Tuesday, May 25, 2010

pentagon to superbugs: resistance is futile

Wired | Common antibiotics work by attaching to a specific molecule (like an enzyme) inside bacterial cells. With some minor adaptive changes, bacteria can alter their cell structure to prevent antibiotic binding, thereby becoming resistant to the drugs. Some infections even develop “persister cells,” which stop growing when the antibiotics are administered, and then turn back on once a round of meds is completed.

But Tew and his team have developed antibiotics that work from the outside to quickly destroy bacterial cells. The drugs work by poking holes in bacterial membranes, killing the cells instantly. Within a few hours, the antibiotics are able to kill off entire colonies of bacterial pathogens. And resistance is futile: Because the meds don’t enter the actual cell, it’s impossible for the bacteria to fight back through structural adaptation.

The method has already proven effective in clinical trials for treating staph infections, and the Pentagon is betting it’ll be effective in combating Iraqibacter too. In 2009 alone, they doled out nearly $8 million to UMass and PolyMedix, to “study its antibiotic compounds for other biodefense applications and bacterial infections.”

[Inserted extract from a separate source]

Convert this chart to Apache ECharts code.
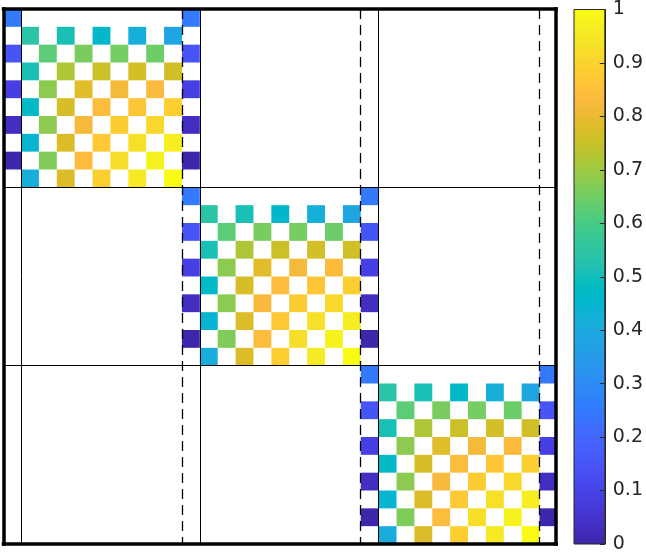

Right now, the group is starting animal studies of Iraqibacter antibiotics, though Tew anticipates that human application is several years off. The scientists are also involved in preliminary research on using the membrane-puncture method to address other strains of bacteria.

But a means of mitigating antibiotic-resistant bacteria can’t come a moment too soon. Just last month, federal health officials warned that if resistance keeps growing, Americans could soon be living in “a post antibiotic era.”